Give up meat to cut carbon, says Stern
People will have to consider giving up meat in order to halt climate change, an influential authority on global warming has warned.
Lord Stern, the author of the 2006 Stern Review on the cost of tackling global warming, said that “a vegetarian diet is better” and predicted that eating meat could one day become as socially unacceptable as drink-driving.
“Meat is a wasteful use of water and creates a lot of greenhouse gases. It puts enormous pressure on the world’s resources,” he told The Times.
“I think it’s important that people think about what they are doing and that includes what they are eating. People change their notion of what is responsible. They will increasingly ask about the carbon content of their food.”
Stern warned that a successful deal at December’s UN Climate Change Conference in Copenhagen could lead to increased costs for meat and foods that generate large quantities of greenhouse gas emissions.
Lord Stern’s comments have provoked a fierce debate over meat consumption, with nearly 400 comments on The Times website by lunchtime on Tuesday.
Lord Stern himself admitted that The Times’ choice of headline – ‘Climate chief Lord Stern: give up meat to save the planet’ – was “unfortunate”. Speaking on Radio 4’s Today programme on Tuesday, he said that reducing meat consumption is just one of a range of carbon-cutting actions humans will have to take to prevent catastrophic climate change.
He stood by his assertion that meat consumption is one area that needs to be addressed, however. “We need to make cuts right across the board. That includes electricity, transport, heating and food,” he said.
Meat industry representatives have written a joint letter to The Times in response the article, defending meat consumption and highlighting the importance of livestock to diet and environment. “Adopting a balanced approach to tackling the challenges of climate change is the only way we can make a significant impact on greenhouse gas emissions,” it said. “Trumpeting an isolated lifestyle change as a way of reducing our environmental impact is irresponsible and likely to be counterproductive.”
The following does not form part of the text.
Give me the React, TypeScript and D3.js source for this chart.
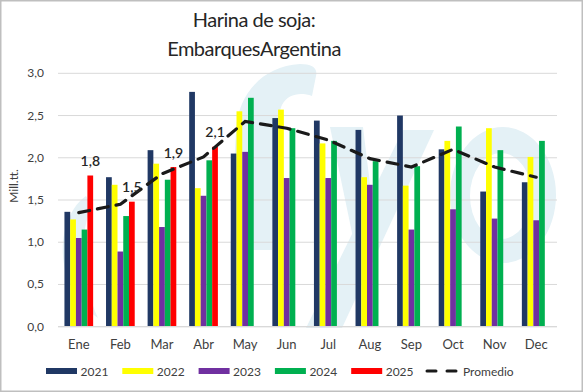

The letter pointed out that the industry has made “great strides” in improving the productivity of farmed livestock and said that it will be possible to reduce greenhouse gases emissions further through breeding and feed improvements.
Environmental groups insist that production-based emissions cuts will not be sufficient to reverse climate change, however.
Speaking at a Sustainable Consumption Institute conference recently, WWF-UK chief executive David Nussbaum urged the industry to enter into a constructive dialogue over meat consumption. He acknowledged that consumption is a highly contentious issue, but warned that if nothing is done, emissions will keep rising until the government is forced to take “drastic action”, such as rationing or fiscal measures.
“The longer livestock remains the elephant in the room, the more draconian these changes are going to be – on everyone,” he said. “Conversely, the sooner we start speaking about it and looking at the options, the less invasive they will be.”